CPUとメモリのアーキテクチャ:福田昭のデバイス通信 ARMが語る、最先端メモリに対する期待(3)(1/2 ページ)
今回からは、「CPUのメモリに対する要求」について紹介していく。まずは、CPUのアーキテクチャがどのように変ってきたかを振り返りつつ、CPUのメモリに対する要求の変遷を見ていこう。
CPUアーキテクチャはシングルからマルチ、ヘテロへと変ぼう
前々回から、国際会議「IEDM」のショートコースで英国ARM ReserchのエンジニアRob Aitken氏が「System Requirements for Memories(システムがメモリに要望する事柄)」のタイトルで講演した内容を紹介している。
前回までは、講演の第1パートである「背景の事情とシステムの課題」を説明した。今回からは、第2パートである「CPUのメモリに対する要求」の講演概要をご紹介する。
講演では始めに、CPUのアーキテクチャがどのように変革されていったかを振り返った。1990年代のCPUアーキテクチャは、単一のコア(シングルコア)で動作周波数を高めることに注力していた。それが2000年代に入ると、複数個の同じCPUコアを並べたマルチコア・アーキテクチャへと大きく変化した。2010年代の現在は、複数個の異なるプロセッサ・コアを並べたヘテロジニアスなマルチコア・アーキテクチャが主流となっている。

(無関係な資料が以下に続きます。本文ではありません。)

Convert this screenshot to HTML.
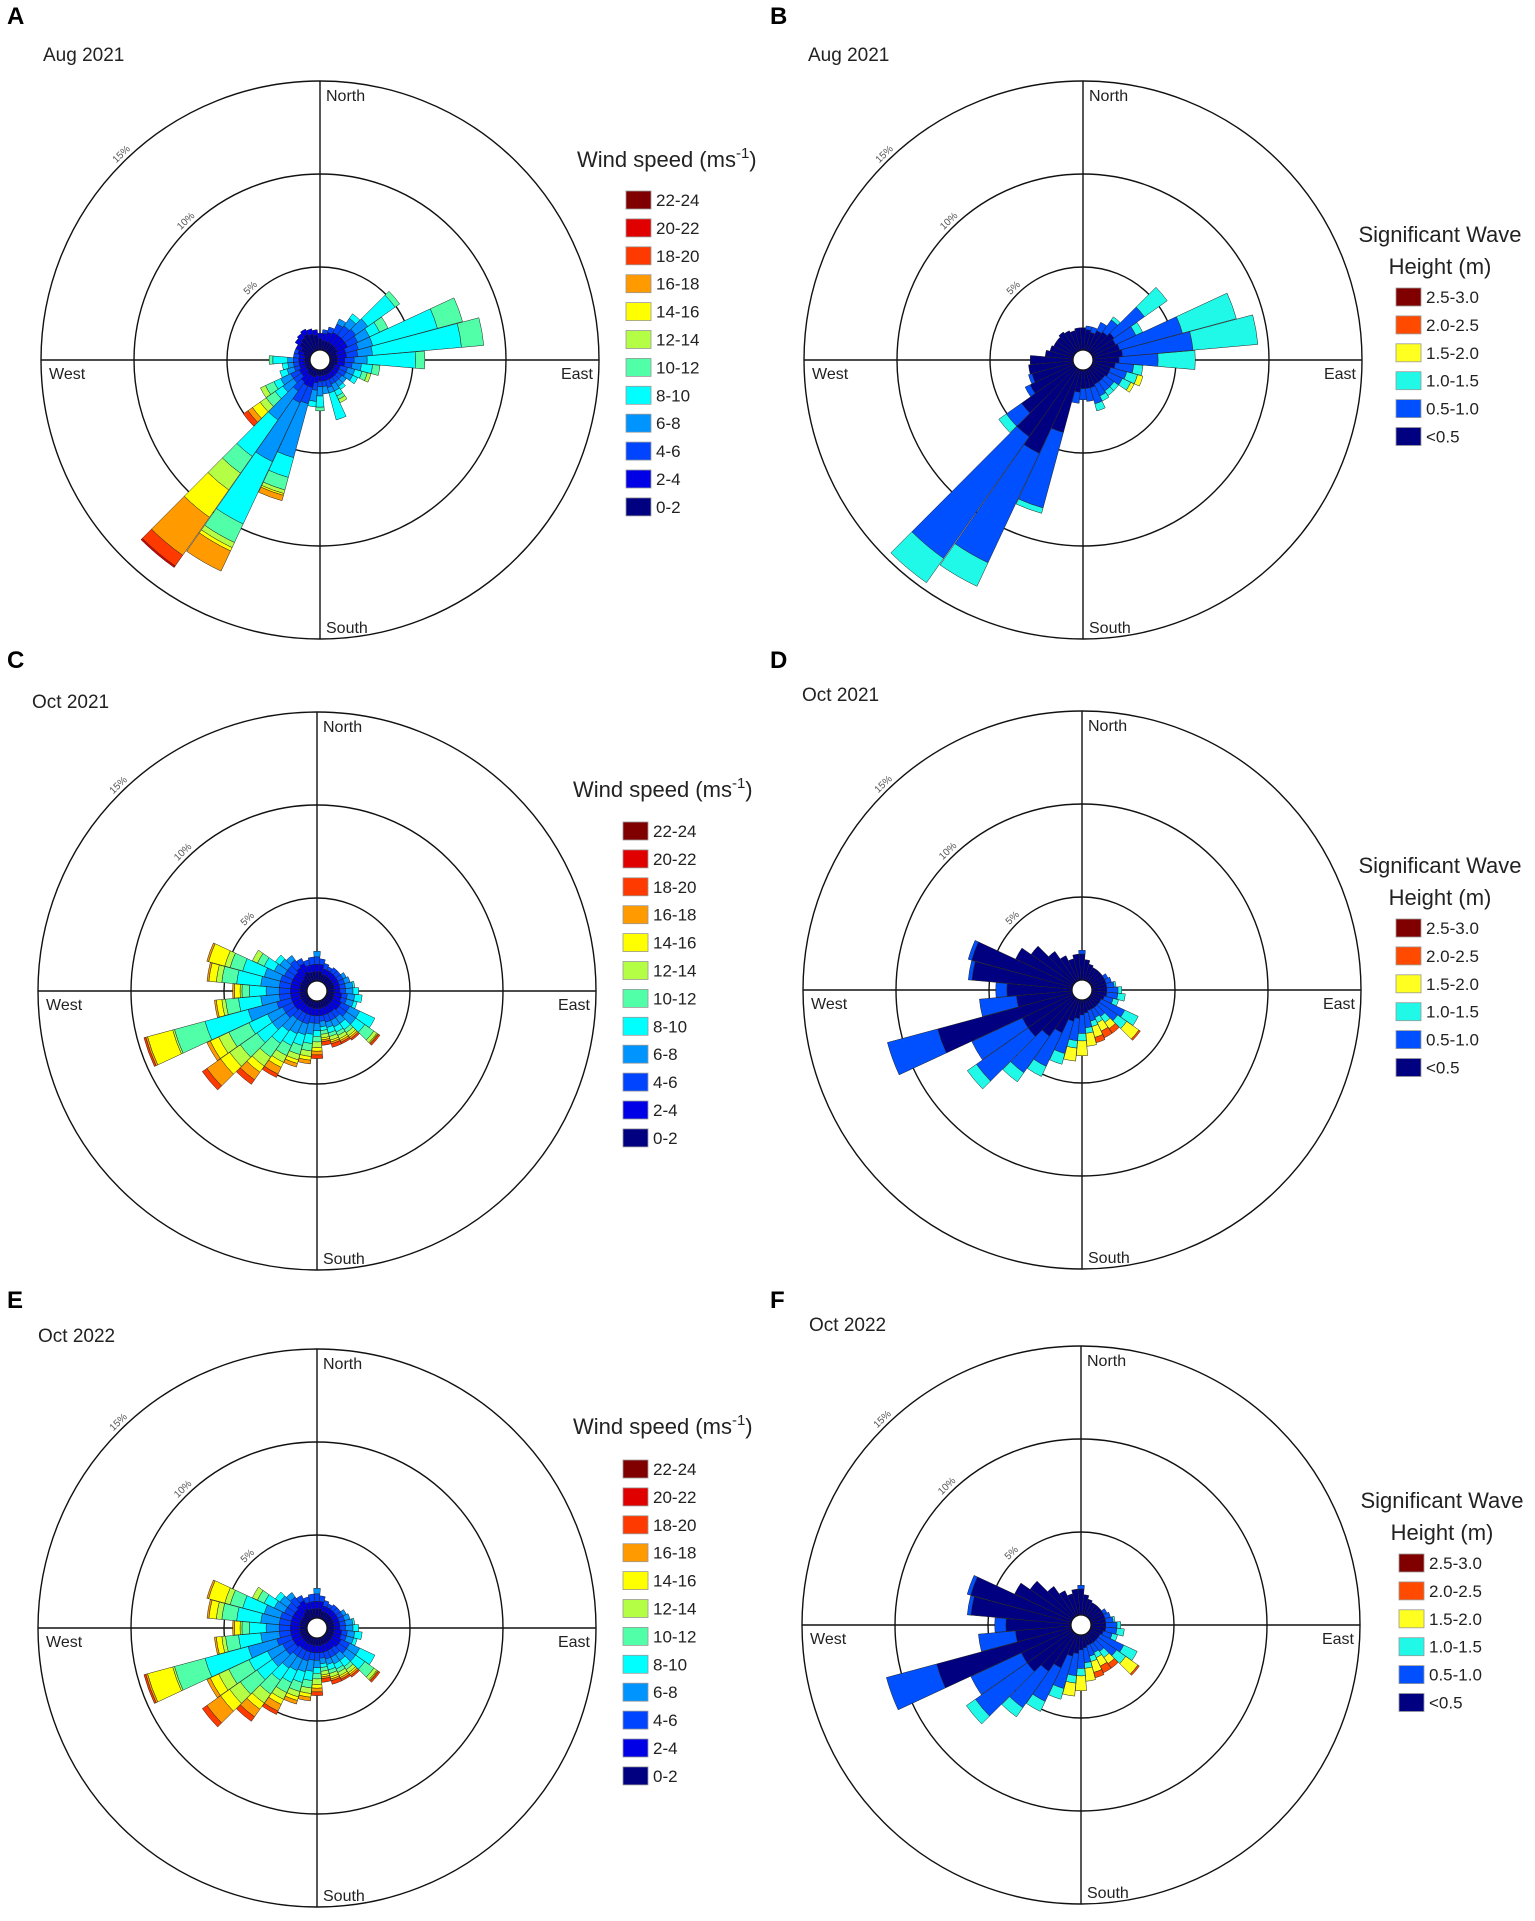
<!DOCTYPE html>
<html><head><meta charset="utf-8"><style>
html,body{margin:0;padding:0;background:#fff}
svg{display:block;font-family:"Liberation Sans",sans-serif}
</style></head><body>
<svg id="fig" width="1535" height="1921" viewBox="0 0 1535 1921" xmlns="http://www.w3.org/2000/svg"></svg>
<script>
const dirs = [0,10,20,30,40,50,60,70,80,90,100,110,120,130,140,150,160,170,180,190,200,210,220,230,240,250,260,270,280,290,300,310,320,330,340,350];
const windClasses = ["0-2","2-4","4-6","6-8","8-10","10-12","12-14","14-16","16-18","18-20","20-22","22-24"];
const windColors = ["#000080","#0000e6","#0044ff","#0094ff","#00ffff","#50ffa8","#b4ff46","#ffff00","#ff9a00","#ff3a00","#e00000","#800000"];
const waveClasses = ["<0.5","0.5-1.0","1.0-1.5","1.5-2.0","2.0-2.5","2.5-3.0"];
const waveColors = ["#000080","#0050ff","#20f8e8","#ffff20","#ff4a00","#800000"];
const ringTicks = [5,10,15];
const ringLabels = ["5%","10%","15%"];

const windA = [[0.6,0.3],[0.5,0.4,0.2],[0.5,0.5,0.3],[0.5,0.6,0.5,0.3],[0.5,0.6,0.6,0.5,0.3],[0.5,0.6,0.7,0.8,1.8,0.3],[0.5,0.6,0.6,0.7,0.6,0.5],[0.4,0.5,0.7,0.8,3.6,1.4],[0.4,0.5,0.6,0.8,4.8,1.2],[0.4,0.4,0.5,0.7,2.6,0.5],[0.4,0.4,0.4,0.5,0.6,0.4],[0.3,0.3,0.4,0.4,0.4,0.3,0.2],[0.3,0.3,0.4,0.4,0.3],[0.3,0.3,0.3,0.3],[0.3,0.3,0.3,0.3,0.2],[0.3,0.3,0.3,0.4,0.3,0.2,0.2],[0.3,0.3,0.4,0.3,1.5],[0.3,0.3,0.3,0.4],[0.3,0.3,0.3,0.5,0.6,0.2],[0.3,0.4,0.4,0.6,0.3],[0.4,0.6,0.9,3.0,1.1,0.7,0.2,0.1,0.3],[0.4,0.6,1.0,3.5,3.7,1.1,0.3,0.2,1.2],[0.4,0.5,0.6,1.9,2.4,1.1,1.1,1.8,2.5,0.7,0.1],[0.3,0.4,0.5,0.7,0.5,0.6,0.4,0.5,0.3,0.3],[0.3,0.4,0.5,0.6,0.4,0.5,0.3],[0.3,0.3,0.3,0.4,0.4],[0.3,0.3,0.3,0.3,0.3],[0.3,0.3,0.3,0.3,0.8,0.2],[0.3,0.3,0.3],[0.4,0.3,0.2],[0.6,0.3],[0.8,0.3],[0.9,0.3],[1.0,0.3],[0.9,0.3],[0.8,0.3]];
const waveB = [[1.2],[1.1,0.2],[1.0,0.3],[1.2,0.5],[1.3,0.8,0.2],[1.5,2.0,1.5],[1.4,1.2,0.4],[1.5,3.5,3.0],[1.6,3.8,3.5],[1.4,2.1,2.0],[1.2,1.0,0.5],[1.0,0.9,0.6,0.3],[1.0,0.8,0.5,0.2],[0.9,0.6,0.3],[0.9,0.6,0.3],[0.9,0.7,0.3],[1.0,0.9,0.4],[1.0,0.7],[1.0,0.6],[1.2,0.6],[3.5,4.2,0.3],[5.0,6.5,1.4],[4.5,8.0,1.6],[3.5,1.0,0.5],[2.6,0.3],[2.3,0.2],[2.4],[2.3],[1.5],[1.3],[1.2],[1.2],[1.3],[1.2],[1.1],[1.2]];
const windC = [[0.5,0.4,0.4,0.3],[0.5,0.4,0.3],[0.4,0.3,0.3],[0.4,0.3,0.2],[0.4,0.3,0.3],[0.4,0.3,0.3],[0.4,0.3,0.3,0.2],[0.4,0.3,0.3,0.3],[0.4,0.3,0.3,0.4,0.1],[0.4,0.3,0.3,0.4,0.3],[0.4,0.4,0.3,0.4,0.4],[0.4,0.4,0.3,0.4,0.2],[0.4,0.5,0.5,0.6,0.9],[0.4,0.5,0.5,0.6,0.6,0.6,0.2,0.05,0.05,0.1],[0.4,0.4,0.4,0.4,0.4,0.2,0.2,0.1,0.1,0.1],[0.4,0.4,0.4,0.4,0.3,0.2,0.2,0.1,0.1,0.1],[0.4,0.4,0.4,0.3,0.3,0.2,0.2,0.1,0.1,0.2],[0.4,0.4,0.3,0.3,0.2,0.2,0.2,0.1,0.1,0.2],[0.4,0.4,0.4,0.4,0.3,0.3,0.3,0.2,0.2,0.2],[0.4,0.4,0.4,0.6,0.5,0.4,0.3,0.2,0.2],[0.4,0.4,0.5,0.6,0.6,0.5,0.3,0.2,0.2],[0.4,0.4,0.5,0.7,0.7,0.6,0.4,0.3,0.4,0.2],[0.4,0.4,0.5,0.8,0.8,0.9,0.6,0.4,0.5,0.3],[0.4,0.5,0.6,0.9,1.0,1.1,0.7,0.6,0.9,0.3],[0.4,0.5,0.6,0.9,1.1,1.2,0.6,0.5,0.2],[0.4,0.5,0.8,1.6,2.4,1.7,0.1,1.4,0.1,0.1],[0.4,0.5,0.6,1.0,1.2,0.7,0.2,0.3,0.1],[0.4,0.5,0.6,0.7,0.9,0.4,0.1,0.3,0.1],[0.4,0.5,0.6,1.0,1.3,0.8,0.3,0.4,0.1],[0.4,0.5,0.6,0.9,1.2,0.7,0.3,0.9,0.1],[0.4,0.5,0.5,0.6,0.6,0.4,0.3],[0.4,0.5,0.5,0.5,0.3],[0.5,0.5,0.5,0.3],[0.6,0.5,0.3],[0.5,0.4,0.3],[0.5,0.4,0.4]];
const waveD = [[1.4,0.2],[1.1],[0.9],[0.8],[0.8],[0.8],[0.8,0.2],[0.8,0.3],[0.8,0.4,0.1],[0.8,0.6,0.2],[0.8,0.6,0.4],[0.7,0.5,0.3],[0.6,1.4,0.8],[0.6,1.2,0.6,0.8,0.1],[0.6,0.6,0.4,0.4,0.3],[0.6,0.5,0.3,0.5,0.4],[0.6,0.6,0.3,0.6,0.3],[0.7,0.8,0.3,0.7],[0.8,1.0,0.4,0.8],[1.0,1.2,0.4,0.7],[1.2,1.8,0.6],[2.0,2.0,0.6],[2.5,2.4,0.6],[3.0,3.4,0.6],[3.0,3.0],[7.5,2.8],[3.0,2.0],[3.5,0.6],[5.4,0.2],[5.6,0.2],[3.4],[2.8],[2.0],[1.5],[1.2],[1.4]];
const windE = [[0.5,0.4,0.4,0.3],[0.5,0.4,0.3],[0.4,0.3,0.3],[0.4,0.3,0.2],[0.4,0.3,0.3],[0.4,0.3,0.3],[0.4,0.3,0.3,0.2],[0.4,0.3,0.3,0.3],[0.4,0.3,0.3,0.4,0.1],[0.4,0.3,0.3,0.4,0.3],[0.4,0.4,0.3,0.4,0.4],[0.4,0.4,0.3,0.4,0.2],[0.4,0.5,0.5,0.6,0.9],[0.4,0.5,0.5,0.6,0.6,0.6,0.2,0.05,0.05,0.1],[0.4,0.4,0.4,0.4,0.4,0.2,0.2,0.1,0.1,0.1],[0.4,0.4,0.4,0.4,0.3,0.2,0.2,0.1,0.1,0.1],[0.4,0.4,0.4,0.3,0.3,0.2,0.2,0.1,0.1,0.2],[0.4,0.4,0.3,0.3,0.2,0.2,0.2,0.1,0.1,0.2],[0.4,0.4,0.4,0.4,0.3,0.3,0.3,0.2,0.2,0.2],[0.4,0.4,0.4,0.6,0.5,0.4,0.3,0.2,0.2],[0.4,0.4,0.5,0.6,0.6,0.5,0.3,0.2,0.2],[0.4,0.4,0.5,0.7,0.7,0.6,0.4,0.3,0.4,0.2],[0.4,0.4,0.5,0.8,0.8,0.9,0.6,0.4,0.5,0.3],[0.4,0.5,0.6,0.9,1.0,1.1,0.7,0.6,0.9,0.3],[0.4,0.5,0.6,0.9,1.1,1.2,0.6,0.5,0.2],[0.4,0.5,0.8,1.6,2.4,1.7,0.1,1.4,0.1,0.1],[0.4,0.5,0.6,1.0,1.2,0.7,0.2,0.3,0.1],[0.4,0.5,0.6,0.7,0.9,0.4,0.1,0.3,0.1],[0.4,0.5,0.6,1.0,1.3,0.8,0.3,0.4,0.1],[0.4,0.5,0.6,0.9,1.2,0.7,0.3,0.9,0.1],[0.4,0.5,0.5,0.6,0.6,0.4,0.3],[0.4,0.5,0.5,0.5,0.3],[0.5,0.5,0.5,0.3],[0.6,0.5,0.3],[0.5,0.4,0.3],[0.5,0.4,0.4]];
const waveF = [[1.4,0.2],[1.1],[0.9],[0.8],[0.8],[0.8],[0.8,0.2],[0.8,0.3],[0.8,0.4,0.1],[0.8,0.6,0.2],[0.8,0.6,0.4],[0.7,0.5,0.3],[0.6,1.4,0.8],[0.6,1.2,0.6,0.8,0.1],[0.6,0.6,0.4,0.4,0.3],[0.6,0.5,0.3,0.5,0.4],[0.6,0.6,0.3,0.6,0.3],[0.7,0.8,0.3,0.7],[0.8,1.0,0.4,0.8],[1.0,1.2,0.4,0.7],[1.2,1.8,0.6],[2.0,2.0,0.6],[2.5,2.4,0.6],[3.0,3.4,0.6],[3.0,3.0],[7.5,2.8],[3.0,2.0],[3.5,0.6],[5.4,0.2],[5.6,0.2],[3.4],[2.8],[2.0],[1.5],[1.2],[1.4]];

const NS="http://www.w3.org/2000/svg";
const svg=document.getElementById('fig');
function mk(tag,attrs,parent){const e=document.createElementNS(NS,tag);for(const k in attrs)e.setAttribute(k,attrs[k]);(parent||svg).appendChild(e);return e;}
const PX=18.6, HOLE=10, R=279;
function rScale(p){return HOLE+p*PX;}
function ringR(t){return t*PX;}
function pt(cx,cy,r,deg){const a=deg*Math.PI/180;return [cx+r*Math.sin(a),cy-r*Math.cos(a)];}
function sector(cx,cy,r0,r1,d){const a0=d-4.9,a1=d+4.9;const p1=pt(cx,cy,r0,a0),p2=pt(cx,cy,r1,a0),p3=pt(cx,cy,r1,a1),p4=pt(cx,cy,r0,a1);
return `M${p1[0]},${p1[1]}L${p2[0]},${p2[1]}A${r1},${r1} 0 0 1 ${p3[0]},${p3[1]}L${p4[0]},${p4[1]}A${r0},${r0} 0 0 0 ${p1[0]},${p1[1]}Z`;}

function drawPanel(p){
  const g=mk('g',{});
  
  
  const lt=mk('text',{x:p.lx,y:p.ly,'font-size':24,'font-weight':'bold'},g);
  lt.textContent=p.letter;
  
  
  const tt=mk('text',{x:p.tx,y:p.ty,'font-size':19,fill:'#222'},g);tt.textContent=p.title;
  
  
  const cx=p.cx,cy=p.cy;
  ringTicks.forEach((t,i)=>{
    const rr=ringR(t);
    const c=mk('circle',{cx:cx,cy:cy,r:rr,fill:'none',stroke:'#111','stroke-width':1.4},g);
    
    
    const q=pt(cx,cy,rr+4,-44);
    const lb=mk('text',{x:q[0],y:q[1],'font-size':10,fill:'#555','text-anchor':'middle',transform:`rotate(-44 ${q[0]} ${q[1]})`},g);lb.textContent=ringLabels[i];
    
    
  });
  const l1=mk('line',{x1:cx,y1:cy-R,x2:cx,y2:cy+R,stroke:'#111','stroke-width':1.4},g);
  
  const l2=mk('line',{x1:cx-R,y1:cy,x2:cx+R,y2:cy,stroke:'#111','stroke-width':1.4},g);
  
  const labs=[["North",cx+6,cy-R+20,'start'],["South",cx+6,cy+R-6,'start'],["West",cx-R+8,cy+19,'start'],["East",cx+R-6,cy+19,'end']];
  labs.forEach(L=>{const t=mk('text',{x:L[1],y:L[2],'font-size':16,fill:'#222','text-anchor':L[3]},g);t.textContent=L[0];
    });
  p.data.forEach((segs,i)=>{
    let cum=0;
    segs.forEach((v,k)=>{
      const path=mk('path',{d:sector(cx,cy,rScale(cum),rScale(cum+v),dirs[i]),fill:p.colors[k],stroke:'#222','stroke-width':0.5},g);
      
      
      cum+=v;
    });
  });
  const hole=mk('circle',{cx:cx,cy:cy,r:HOLE,fill:'#fff',stroke:'#111','stroke-width':1.2},g);
  
  const lg=mk('g',{},g);
  
  if(p.kind==='wind'){
    const t=mk('text',{x:p.lgx,y:p.lgty,'font-size':22,fill:'#222'},lg);
    t.innerHTML='Wind speed (ms<tspan dy="-9" font-size="15">-1</tspan><tspan dy="9">)</tspan>';
    
  } else {
    ["Significant Wave","Height (m)"].forEach((s,j)=>{const t=mk('text',{x:p.lgx,y:p.lgty+j*32,'font-size':22,fill:'#222','text-anchor':'middle'},lg);t.textContent=s;
      });
  }
  const n=p.classes.length;
  for(let j=0;j<n;j++){
    const k=n-1-j, y=p.lby+j*27.9;
    const r=mk('rect',{x:p.lbx,y:y-9,width:25,height:18,fill:p.colors[k],stroke:'#999','stroke-width':0.8},lg);
    
    const t=mk('text',{x:p.lbx+30,y:y+6,'font-size':17,fill:'#222'},lg);t.textContent=p.classes[k];
    
  }
}
const wind={kind:'wind',classes:windClasses,colors:windColors};
const wave={kind:'wave',classes:waveClasses,colors:waveColors};
drawPanel(Object.assign({letter:'A',lx:7,ly:24,title:'Aug 2021',tx:43,ty:61,cx:320,cy:360,data:windA,lgx:577,lgty:167,lbx:626,lby:200},wind));
drawPanel(Object.assign({letter:'B',lx:770,ly:24,title:'Aug 2021',tx:808,ty:61,cx:1083,cy:360,data:waveB,lgx:1440,lgty:242,lbx:1396,lby:297},wave));
drawPanel(Object.assign({letter:'C',lx:7,ly:668,title:'Oct 2021',tx:32,ty:708,cx:317,cy:991,data:windC,lgx:573,lgty:797,lbx:623,lby:831},wind));
drawPanel(Object.assign({letter:'D',lx:770,ly:668,title:'Oct 2021',tx:802,ty:701,cx:1082,cy:990,data:waveD,lgx:1440,lgty:873,lbx:1396,lby:928},wave));
drawPanel(Object.assign({letter:'E',lx:7,ly:1308,title:'Oct 2022',tx:38,ty:1342,cx:317,cy:1628,data:windE,lgx:573,lgty:1434,lbx:623,lby:1469},wind));
drawPanel(Object.assign({letter:'F',lx:770,ly:1308,title:'Oct 2022',tx:809,ty:1331,cx:1081,cy:1625,data:waveF,lgx:1442,lgty:1508,lbx:1399,lby:1563},wave));
</script>
</body></html>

CPUアーキテクチャの主な制約条件は、シングルコアの時代はシリコン面積だった。製造技術の微細化は順調に進んでおり、微細化と動作周波数の向上によってCPUの性能は向上した。マルチコアの時代になると、アーキテクチャの制約条件は消費電力に換わった。微細化が進む速度には陰りがみられるようになり、動作周波数ではなく、スループットの向上によってCPUの性能を高めた。ヘテロジニアス・マルチコアの時代では、制約条件は消費エネルギーへと変化した。微細化はもはや頼りにはならない。消費エネルギー当たりのスループットを高めることがCPU設計への要求になった。